Both sites could use your help, and Mozilla is contributing to both sites. MDN has an established community and lots of open documentation for the Web, which always needs improving, expanding, and translating. We will continue to build that community and give them a place to learn and share knowledge about the Web. WPD’s community is still forming, and could use your input into basic issues like information architecture and the translation scheme. WPD aims to bring together tutorials and materials from many different organizations, as well as contributions from Web developers, and we believe that will also support the open Web. Check them both out. Meet the communities. Join in where you feel comfortable.

Here are some channels for getting involved:

  Mozilla Developer Network Web Platform Docs
Introduction to contributing Getting started Getting Started Guide
Mailing list
IRC channel

#devmo on #webplatform on

[1] Specifically, MDN has lots of manually collected cross-browser compatibility data, which WPD can use now; WPD is looking at ways to automate collecting such data, which MDN could then also use.


  1. Bob Pelerson

    “MDN uses a CC-BY-SA license, which ensures that reused content will always be available under an open license. WPD uses a CC-BY license, which enables the content to be reused as widely as possible, including potentially in otherwise proprietary works.”
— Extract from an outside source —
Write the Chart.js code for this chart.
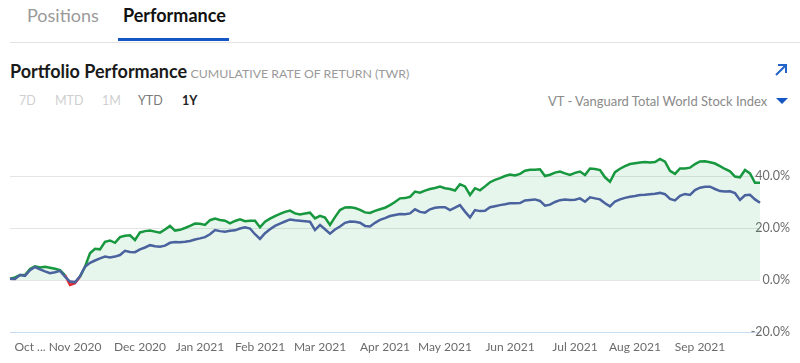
<!DOCTYPE html>
<html>
<head>
<meta charset="utf-8">
<script src="https://cdn.jsdelivr.net/npm/chart.js@4"></script>
<style>
  body{margin:0;width:800px;height:363px;background:#fff;font-family:Lato,"Noto Sans",sans-serif;position:relative;overflow:hidden}
  .abs{position:absolute;white-space:nowrap}
  #chartBox{position:absolute;left:0;top:114px;width:800px;height:249px}
</style>
</head>
<body>
<div class="abs" style="left:27px;top:4px;font-size:18px;color:#9a9a9a">Positions</div>
<div class="abs" style="left:123px;top:4px;font-size:18px;color:#111;font-weight:bold">Performance</div>
<div class="abs" style="left:118px;top:38px;width:111px;height:3px;background:#1456c4"></div>
<div class="abs" style="left:10px;top:42px;width:790px;height:1px;background:#e2e2e2"></div>

<div class="abs" style="left:10px;top:60px;font-size:18px;font-weight:bold;color:#1a1a1a">Portfolio Performance
  <span style="font-size:12.3px;font-weight:normal;color:#9a9a9a;margin-left:-1px">CUMULATIVE RATE OF RETURN (TWR)</span></div>
<svg class="abs" style="left:774px;top:63px" width="14" height="14" viewBox="0 0 14 14">
  <path d="M2 12 L12 2 M4 2 H12 V10" stroke="#2463c7" stroke-width="2" fill="none"/>
</svg>

<div class="abs" style="left:19px;top:93px;font-size:12.5px;color:#cfcfcf">7D</div>
<div class="abs" style="left:55px;top:93px;font-size:12.5px;color:#cfcfcf">MTD</div>
<div class="abs" style="left:102px;top:93px;font-size:12.5px;color:#cfcfcf">1M</div>
<div class="abs" style="left:138px;top:93px;font-size:12.5px;color:#7a7a7a">YTD</div>
<div class="abs" style="left:182px;top:93px;font-size:12.5px;color:#222;font-weight:bold">1Y</div>

<div class="abs" style="left:548px;top:93px;font-size:13px;color:#8a8a8a">VT - Vanguard Total World Stock Index</div>
<svg class="abs" style="left:776px;top:98px" width="12" height="7" viewBox="0 0 12 7">
  <path d="M0 0 H12 L6 6 Z" fill="#1456c4"/>
</svg>

<div id="chartBox"><canvas id="myChart"></canvas></div>

<script>
// tick labels on the month axis, and the point index where each one sits
const monthLabels = ['Oct ...','Nov 2020','Dec 2020','Jan 2021','Feb 2021','Mar 2021','Apr 2021','May 2021','Jun 2021','Jul 2021','Aug 2021','Sep 2021'];
const monthIndex  = [4, 13, 26, 38, 50, 62, 75, 87, 100, 113, 125, 138];

// portfolio cumulative return (%)
const portfolio = [
 0.5,1.0,1.9,1.9,4.2,5.3,4.8,5.1,4.7,4.3,
 3.8,1.9,-1.9,-1.2,1.3,5.1,10.3,12.0,11.8,14.7,
 15.2,14.3,16.5,17.0,17.2,15.4,18.3,18.8,19.0,18.6,
 18.2,19.4,20.8,19.0,19.3,20.0,20.8,21.7,21.6,21.2,
 23.0,23.6,23.1,22.8,21.8,22.7,23.3,22.6,22.8,22.8,
 20.3,22.4,23.6,24.6,25.4,26.2,26.7,25.6,25.2,25.6,
 25.9,23.7,24.7,24.0,21.2,24.2,26.9,27.9,28.0,27.7,
 27.0,26.0,25.8,26.6,27.2,27.8,28.8,30.0,31.4,31.5,
 32.0,34.0,33.6,34.4,35.0,35.4,35.9,35.3,35.0,34.4,
 36.8,36.0,32.7,35.3,34.5,36.0,37.6,38.5,39.2,40.0,
 40.6,40.2,40.8,42.0,42.4,42.4,42.6,40.0,40.5,41.3,
 41.7,41.0,40.4,41.2,41.7,40.4,42.9,42.7,42.3,39.5,
 37.8,41.5,42.8,43.8,44.6,44.9,45.2,45.4,45.2,45.4,
 46.6,45.5,42.0,40.8,42.9,42.9,43.2,44.6,45.6,45.7,
 45.3,44.8,43.8,42.7,41.8,39.8,39.5,42.3,41.0,37.4,
 37.4
];

// VT - Vanguard Total World Stock Index (%)
const benchmark = [
 0.5,0.4,1.9,1.6,3.8,5.0,4.1,3.3,2.6,3.0,
 3.5,1.3,-0.6,-0.9,1.4,5.1,6.6,7.5,8.3,9.0,
 8.7,9.0,9.6,11.2,10.8,10.7,11.8,12.5,13.4,13.0,
 12.8,13.2,14.3,14.6,14.5,14.7,15.0,15.6,16.0,16.5,
 17.6,19.2,18.8,18.6,18.9,19.1,19.8,20.3,19.8,17.6,
 15.8,18.0,19.5,20.8,21.7,22.5,23.3,23.0,22.8,22.6,
 22.4,19.2,21.2,19.5,17.8,19.4,20.6,22.0,22.5,22.4,
 22.0,20.8,20.6,22.0,23.1,23.8,24.6,25.0,25.4,25.3,
 25.6,27.2,26.2,25.9,27.2,27.8,28.0,28.0,26.9,27.8,
 28.8,26.3,24.1,26.9,26.5,26.6,28.0,28.4,28.8,29.1,
 29.5,29.5,29.6,30.6,30.8,31.0,30.4,28.6,29.0,30.0,
 30.7,31.0,30.8,30.9,31.4,30.1,31.8,31.4,31.0,29.5,
 28.3,30.2,31.0,31.6,32.0,32.3,32.7,32.8,33.0,33.2,
 33.5,33.0,31.2,30.6,32.4,33.1,32.7,34.6,35.5,35.9,
 35.9,35.0,34.2,34.0,34.1,33.4,30.8,32.6,32.8,31.0,
 29.7
];

const etiquetas = portfolio.map(() => '');
monthIndex.forEach((idx, k) => { etiquetas[idx] = monthLabels[k]; });

const verde = '#17983f';
const rojo = '#e3262f';

new Chart(document.getElementById('myChart'), {
  type: 'line',
  data: {
    labels: etiquetas,
    datasets: [
      {
        label: 'VT',
        data: benchmark,
        borderColor: '#4a629e',
        borderWidth: 2.5,
        pointRadius: 0,
        tension: 0,
        fill: false,
        order: 0
      },
      {
        label: 'Portfolio',
        data: portfolio,
        borderColor: verde,
        borderWidth: 2.5,
        pointRadius: 0,
        tension: 0,
        fill: { target: 'origin', above: 'rgba(34,170,80,0.11)', below: 'rgba(230,60,80,0.22)' },
        segment: {
          borderColor: c => (c.p0.parsed.y < 0 || c.p1.parsed.y < 0) ? rojo : undefined
        },
        order: 1
      }
    ]
  },
  options: {
    responsive: true,
    maintainAspectRatio: false,
    animation: false,
    layout: { padding: { top: 10, left: 10, right: 10, bottom: 0 } },
    plugins: { legend: { display: false }, tooltip: { enabled: false } },
    scales: {
      x: {
        afterFit: s => { s.height = 31; },
        grid: { display: false },
        border: { display: false },
        ticks: {
          autoSkip: false,
          maxRotation: 0,
          padding: 0,
          color: '#6b6b6b',
          font: { family: 'Lato', size: 12 },
          callback: (v, i) => etiquetas[i]
        }
      },
      y: {
        position: 'right',
        min: -20,
        max: 60,
        afterFit: s => { s.width = 30; s.paddingTop = 0; s.paddingBottom = 0; },
        grid: {
          drawTicks: false,
          lineWidth: 1,
          color: c => c.tick.value === 60 ? 'rgba(0,0,0,0)' : (c.tick.value === -20 ? '#c6dcf2' : '#e4e4e4')
        },
        border: { display: false },
        ticks: {
          stepSize: 20,
          mirror: true,
          padding: 30,
          crossAlign: 'near',
          color: '#6b6b6b',
          font: { family: 'Lato', size: 12.5 },
          callback: v => v === 60 ? '' : v.toFixed(1) + '%'
        }
      }
    }
  }
});
</script>
</body>
</html>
    This is a bogus myth and should not be perpetuated. Content under a CC-BY license will always be available under an open license, no matter who uses it for what purpose. This is the point of the license. Content under the CC-BY-SA is will be available, but restricted in some uses. In particular it makes it disincentives adding additional content.
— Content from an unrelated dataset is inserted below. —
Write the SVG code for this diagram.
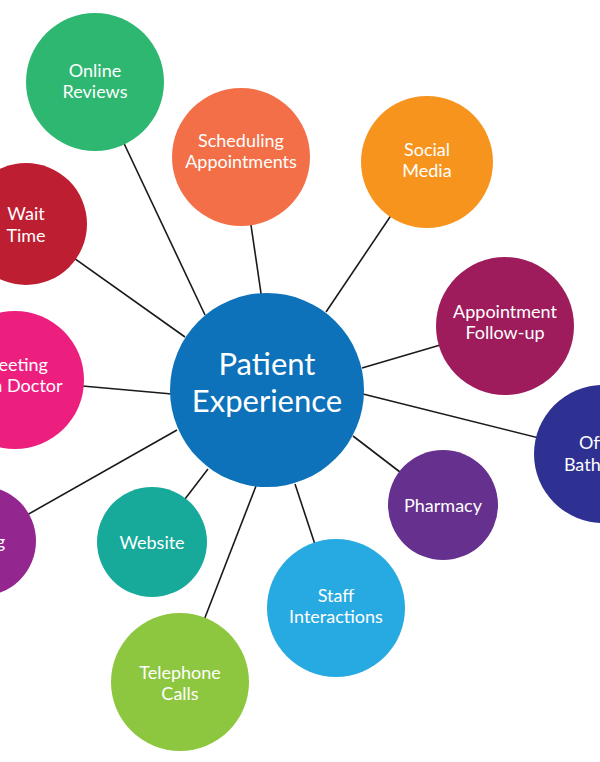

    It is important to never claim or pretend that CC-BY can ever become non-open-source or non-free. This is just not true.

    December 18th, 2012 at 09:59

    1. Janet Swisher

      Thanks for your feedback, Bob. Would you agree with the statement that “CC-BY-SA ensures that the reused content will always be published in the context of an open-licensed work”? I can update the post.

      December 18th, 2012 at 10:08

      1. Bob Pelerson

        Yes, this is an accurate statement.

        December 18th, 2012 at 10:17

        1. Janet Swisher

          I’ve updated that section of the post.

          December 18th, 2012 at 10:26

  2. Anders

    The stated goals of MDN and WPD do indeed seem to be similar. If Mozilla truly backs WPD, the content for the topics that are shared (that is the web standards and not the Mozilla technologies) will be moved from MDN. Having duplicate or shared content makes no sense and is hurting the web (or at least the WPD effort).

    > Key among these missing features is support for translating articles into other languages, to help Web developers whose native language is not English.

    Translating developer documentation is probably a good way of rallying the translators and creating a community around them. But for better or worse English is the lingua franca of web and in particular developers, so it is at best of no benefit to developers and probably a disadvantage since the translated sections may not be compete or up to date, yielding incomplete and stale information, and the translated pages may show up as noise in the search results. So translation features should not keep the moving of content back.

    December 18th, 2012 at 13:34

    1. Janet Swisher

      Hi Anders, thanks for your comment.

      English may be the lingua franca of the Web, but that doesn’t mean that everybody reads it equally fluently. Some Web developers are self-taught, don’t have a university education, or have one where English wasn’t emphasized. For example, I have heard from some Mozilla community members who are not native English speakers that they can get by with reference docs in English, but that for conceptual docs or tutorials, their native language is more comfortable. Of course, with volunteer translators, there is a risk that the translations may fall out of date, especially if a few key people drop out. Our enhancement backlog for MDN includes tools to help translators track what needs updating, which we hope to implement in 2013.

      As you say, translation is orthogonal to what happens to content in English. Part of the purpose of this post is to get a sense of sentiment from our Web developer audience.